## START

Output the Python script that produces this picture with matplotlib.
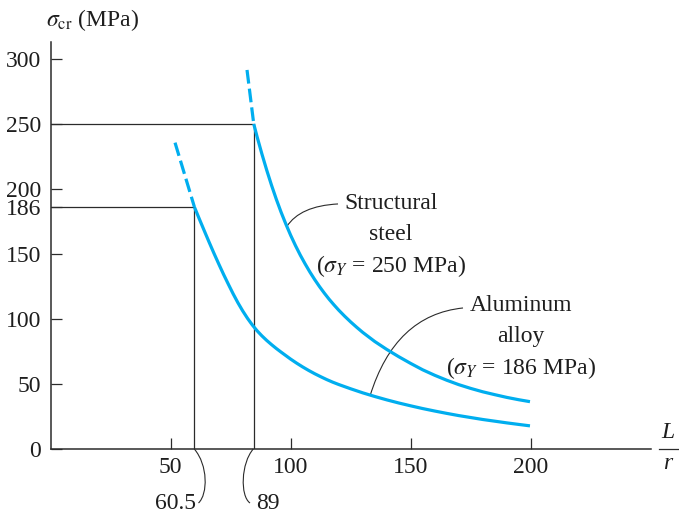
import matplotlib
matplotlib.use("Agg")
import matplotlib.pyplot as plt
from matplotlib.path import Path
from matplotlib.patches import PathPatch

plt.rcParams['font.family'] = ['Liberation Serif', 'DejaVu Serif']
plt.rcParams['mathtext.fontset'] = 'stix'

# ---- data ----
steel_x = [84.6, 86, 88, 90, 92, 94, 96, 98, 100, 102, 104, 106, 108, 110, 112, 114, 116, 118, 120,
           122.5, 125, 127.5, 130, 135, 140, 145, 150, 155, 160, 165, 170, 175, 180, 185, 190, 195, 199.7]
steel_y = [250, 240.1, 226.9, 214.5, 202.9, 192.1, 182.1, 172.9, 164.3, 156.4, 149.1, 142.4, 136.1, 130.3,
           124.9, 119.9, 115.2, 110.9, 106.8, 102.1, 97.7, 93.6, 89.7, 82.7, 76.6, 71.0, 65.8, 60.9, 56.7,
           52.9, 49.5, 46.6, 44.0, 41.8, 39.7, 37.9, 36.4]
steel_dash_x = [81.8, 84.6]
steel_dash_y = [291.5, 250]

alu_x = [59.9, 62, 64, 66, 68, 70, 72, 74, 76, 78, 80, 82, 84, 86, 88, 90, 92, 94, 96, 98, 100,
         102.5, 105, 107.5, 110, 112.5, 115, 117.5, 120, 125, 130, 135, 140, 145, 150, 155, 160, 165,
         170, 175, 180, 185, 190, 195, 199.7]
alu_y = [186, 176.6, 167.8, 159.1, 150.6, 142.4, 134.4, 126.8, 119.4, 112.5, 106.2, 100.5, 95.4, 90.9,
         87.0, 83.5, 80.3, 77.3, 74.5, 71.8, 69.1, 66.0, 63.1, 60.4, 57.9, 55.6, 53.4, 51.4, 49.6, 46.3,
         43.2, 40.4, 37.8, 35.4, 33.2, 31.1, 29.2, 27.4, 25.7, 24.2, 22.7, 21.4, 20.1, 18.9, 17.8]
alu_dash_x = [51.8, 59.9]
alu_dash_y = [235.6, 186]

steel_limit_x = 84.7
steel_limit_y = 250
alu_limit_x = 59.9
alu_limit_y = 186

x_ticks = [50, 100, 150, 200]
x_ticklabels = ['50', '100', '150', '200']
y_ticks = [0, 50, 100, 150, 186, 200, 250, 300]
y_ticklabels = ['0', '50', '100', '150', '186', '200', '250', '300']

steel_label = ['Structural', 'steel', r'($\sigma_Y$ = 250 MPa)']
alu_label = ['Aluminum', 'alloy', r'($\sigma_Y$ = 186 MPa)']
slender_labels = ['60.5', '89']

# ---- figure ----
W, H = 679, 512
fig = plt.figure(figsize=(W / 100, H / 100), dpi=100)
x0px, y0px = 50.7, 449
ax = fig.add_axes([x0px / W, (H - y0px) / H, 600 / W, 407 / H])
ax.set_xlim(0, 250)
ax.set_ylim(0, 313)

blue = '#00AEEF'
dark = '#2b2b2b'
txt = '#1e1e1e'
lw_curve = 2.3
fs = 17

ax.plot(steel_x, steel_y, color=blue, lw=lw_curve, solid_capstyle='butt', solid_joinstyle='round', zorder=3)
ax.plot(alu_x, alu_y, color=blue, lw=lw_curve, solid_capstyle='butt', solid_joinstyle='round', zorder=3)
ax.plot(steel_dash_x, steel_dash_y, color=blue, lw=lw_curve, dashes=(4.3, 1.6), dash_capstyle='butt', zorder=3)
ax.plot(alu_dash_x, alu_dash_y, color=blue, lw=lw_curve, dashes=(4.3, 1.6), dash_capstyle='butt', zorder=3)

# limit lines
ax.plot([0, steel_limit_x, steel_limit_x], [steel_limit_y, steel_limit_y, 0], color=dark, lw=0.9, zorder=2)
ax.plot([0, alu_limit_x, alu_limit_x], [alu_limit_y, alu_limit_y, 0], color=dark, lw=0.9, zorder=2)

# spines and ticks
for s in ['top', 'right']:
    ax.spines[s].set_visible(False)
for s in ['left', 'bottom']:
    ax.spines[s].set_color(dark)
    ax.spines[s].set_linewidth(1.1)
ax.set_xticks(x_ticks)
ax.set_xticklabels(x_ticklabels)
ax.set_yticks(y_ticks)
ax.set_yticklabels(y_ticklabels)
ax.tick_params(direction='in', length=8, width=0.9, color=dark, labelsize=fs, labelcolor=txt)
ax.tick_params(axis='y', pad=7)
ax.tick_params(axis='x', pad=6)


def px2d(px, py):
    return ((px - x0px) / 2.4, (y0px - py) / 1.3)


# axis labels
fig.text(46 / W, 1 - 20 / H, r'$\sigma_{\rm cr}$ (MPa)', fontsize=fs, ha='left', va='center', color=txt)
lx, ly = px2d(668, 433)
ax.text(lx, ly, 'L', fontsize=fs, style='italic', ha='center', va='center', clip_on=False, color=txt)
rx, ry = px2d(668, 463)
ax.text(rx, ry, 'r', fontsize=fs, style='italic', ha='center', va='center', clip_on=False, color=txt)
b0 = px2d(659, 449)
b1 = px2d(678, 449)
ax.plot([b0[0], b1[0]], [b0[1], b1[1]], color=dark, lw=0.9, clip_on=False)

# curve labels
for i, t in enumerate(steel_label):
    tx, ty = px2d(391, 204 + 31 * i)
    ax.text(tx, ty, t, fontsize=fs, ha='center', va='center', color=txt)
for i, t in enumerate(alu_label):
    tx, ty = px2d(521, 306 + 31 * i)
    ax.text(tx, ty, t, fontsize=fs, ha='center', va='center', color=txt)

# slenderness labels
tx, ty = px2d(196, 503)
ax.text(tx, ty, slender_labels[0], fontsize=fs, ha='right', va='center', clip_on=False, color=txt)
tx, ty = px2d(256, 503)
ax.text(tx, ty, slender_labels[1], fontsize=fs, ha='left', va='center', clip_on=False, color=txt)


def leader(points_px, codes):
    pts = [px2d(*p) for p in points_px]
    p = PathPatch(Path(pts, codes), fill=False, edgecolor=dark, lw=0.8, clip_on=False, zorder=2)
    ax.add_patch(p)


C4 = [Path.MOVETO, Path.CURVE4, Path.CURVE4, Path.CURVE4]
C3 = [Path.MOVETO, Path.CURVE3, Path.CURVE3]
leader([(286.7, 226.7), (300, 206), (338, 204)], C3)
leader([(370, 396), (395, 315), (463, 308)], C3)
leader([(194.3, 449), (208, 465), (208, 494), (198.5, 503)], C4)
leader([(253.3, 449), (241, 463), (240, 496), (250, 503)], C4)

fig.savefig('out.png', dpi=100)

## END

Written task: Copy each line exactly, and leave the pictures out of your copy.

Correct result:
Output the Python script that produces this picture with matplotlib.
import matplotlib
matplotlib.use("Agg")
import matplotlib.pyplot as plt
from matplotlib.path import Path
from matplotlib.patches import PathPatch

plt.rcParams['font.family'] = ['Liberation Serif', 'DejaVu Serif']
plt.rcParams['mathtext.fontset'] = 'stix'

# ---- data ----
steel_x = [84.6, 86, 88, 90, 92, 94, 96, 98, 100, 102, 104, 106, 108, 110, 112, 114, 116, 118, 120,
           122.5, 125, 127.5, 130, 135, 140, 145, 150, 155, 160, 165, 170, 175, 180, 185, 190, 195, 199.7]
steel_y = [250, 240.1, 226.9, 214.5, 202.9, 192.1, 182.1, 172.9, 164.3, 156.4, 149.1, 142.4, 136.1, 130.3,
           124.9, 119.9, 115.2, 110.9, 106.8, 102.1, 97.7, 93.6, 89.7, 82.7, 76.6, 71.0, 65.8, 60.9, 56.7,
           52.9, 49.5, 46.6, 44.0, 41.8, 39.7, 37.9, 36.4]
steel_dash_x = [81.8, 84.6]
steel_dash_y = [291.5, 250]

alu_x = [59.9, 62, 64, 66, 68, 70, 72, 74, 76, 78, 80, 82, 84, 86, 88, 90, 92, 94, 96, 98, 100,
         102.5, 105, 107.5, 110, 112.5, 115, 117.5, 120, 125, 130, 135, 140, 145, 150, 155, 160, 165,
         170, 175, 180, 185, 190, 195, 199.7]
alu_y = [186, 176.6, 167.8, 159.1, 150.6, 142.4, 134.4, 126.8, 119.4, 112.5, 106.2, 100.5, 95.4, 90.9,
         87.0, 83.5, 80.3, 77.3, 74.5, 71.8, 69.1, 66.0, 63.1, 60.4, 57.9, 55.6, 53.4, 51.4, 49.6, 46.3,
         43.2, 40.4, 37.8, 35.4, 33.2, 31.1, 29.2, 27.4, 25.7, 24.2, 22.7, 21.4, 20.1, 18.9, 17.8]
alu_dash_x = [51.8, 59.9]
alu_dash_y = [235.6, 186]

steel_limit_x = 84.7
steel_limit_y = 250
alu_limit_x = 59.9
alu_limit_y = 186

x_ticks = [50, 100, 150, 200]
x_ticklabels = ['50', '100', '150', '200']
y_ticks = [0, 50, 100, 150, 186, 200, 250, 300]
y_ticklabels = ['0', '50', '100', '150', '186', '200', '250', '300']

steel_label = ['Structural', 'steel', r'($\sigma_Y$ = 250 MPa)']
alu_label = ['Aluminum', 'alloy', r'($\sigma_Y$ = 186 MPa)']
slender_labels = ['60.5', '89']

# ---- figure ----
W, H = 679, 512
fig = plt.figure(figsize=(W / 100, H / 100), dpi=100)
x0px, y0px = 50.7, 449
ax = fig.add_axes([x0px / W, (H - y0px) / H, 600 / W, 407 / H])
ax.set_xlim(0, 250)
ax.set_ylim(0, 313)

blue = '#00AEEF'
dark = '#2b2b2b'
txt = '#1e1e1e'
lw_curve = 2.3
fs = 17

ax.plot(steel_x, steel_y, color=blue, lw=lw_curve, solid_capstyle='butt', solid_joinstyle='round', zorder=3)
ax.plot(alu_x, alu_y, color=blue, lw=lw_curve, solid_capstyle='butt', solid_joinstyle='round', zorder=3)
ax.plot(steel_dash_x, steel_dash_y, color=blue, lw=lw_curve, dashes=(4.3, 1.6), dash_capstyle='butt', zorder=3)
ax.plot(alu_dash_x, alu_dash_y, color=blue, lw=lw_curve, dashes=(4.3, 1.6), dash_capstyle='butt', zorder=3)

# limit lines
ax.plot([0, steel_limit_x, steel_limit_x], [steel_limit_y, steel_limit_y, 0], color=dark, lw=0.9, zorder=2)
ax.plot([0, alu_limit_x, alu_limit_x], [alu_limit_y, alu_limit_y, 0], color=dark, lw=0.9, zorder=2)

# spines and ticks
for s in ['top', 'right']:
    ax.spines[s].set_visible(False)
for s in ['left', 'bottom']:
    ax.spines[s].set_color(dark)
    ax.spines[s].set_linewidth(1.1)
ax.set_xticks(x_ticks)
ax.set_xticklabels(x_ticklabels)
ax.set_yticks(y_ticks)
ax.set_yticklabels(y_ticklabels)
ax.tick_params(direction='in', length=8, width=0.9, color=dark, labelsize=fs, labelcolor=txt)
ax.tick_params(axis='y', pad=7)
ax.tick_params(axis='x', pad=6)


def px2d(px, py):
    return ((px - x0px) / 2.4, (y0px - py) / 1.3)


# axis labels
fig.text(46 / W, 1 - 20 / H, r'$\sigma_{\rm cr}$ (MPa)', fontsize=fs, ha='left', va='center', color=txt)
lx, ly = px2d(668, 433)
ax.text(lx, ly, 'L', fontsize=fs, style='italic', ha='center', va='center', clip_on=False, color=txt)
rx, ry = px2d(668, 463)
ax.text(rx, ry, 'r', fontsize=fs, style='italic', ha='center', va='center', clip_on=False, color=txt)
b0 = px2d(659, 449)
b1 = px2d(678, 449)
ax.plot([b0[0], b1[0]], [b0[1], b1[1]], color=dark, lw=0.9, clip_on=False)

# curve labels
for i, t in enumerate(steel_label):
    tx, ty = px2d(391, 204 + 31 * i)
    ax.text(tx, ty, t, fontsize=fs, ha='center', va='center', color=txt)
for i, t in enumerate(alu_label):
    tx, ty = px2d(521, 306 + 31 * i)
    ax.text(tx, ty, t, fontsize=fs, ha='center', va='center', color=txt)

# slenderness labels
tx, ty = px2d(196, 503)
ax.text(tx, ty, slender_labels[0], fontsize=fs, ha='right', va='center', clip_on=False, color=txt)
tx, ty = px2d(256, 503)
ax.text(tx, ty, slender_labels[1], fontsize=fs, ha='left', va='center', clip_on=False, color=txt)


def leader(points_px, codes):
    pts = [px2d(*p) for p in points_px]
    p = PathPatch(Path(pts, codes), fill=False, edgecolor=dark, lw=0.8, clip_on=False, zorder=2)
    ax.add_patch(p)


C4 = [Path.MOVETO, Path.CURVE4, Path.CURVE4, Path.CURVE4]
C3 = [Path.MOVETO, Path.CURVE3, Path.CURVE3]
leader([(286.7, 226.7), (300, 206), (338, 204)], C3)
leader([(370, 396), (395, 315), (463, 308)], C3)
leader([(194.3, 449), (208, 465), (208, 494), (198.5, 503)], C4)
leader([(253.3, 449), (241, 463), (240, 496), (250, 503)], C4)

fig.savefig('out.png', dpi=100)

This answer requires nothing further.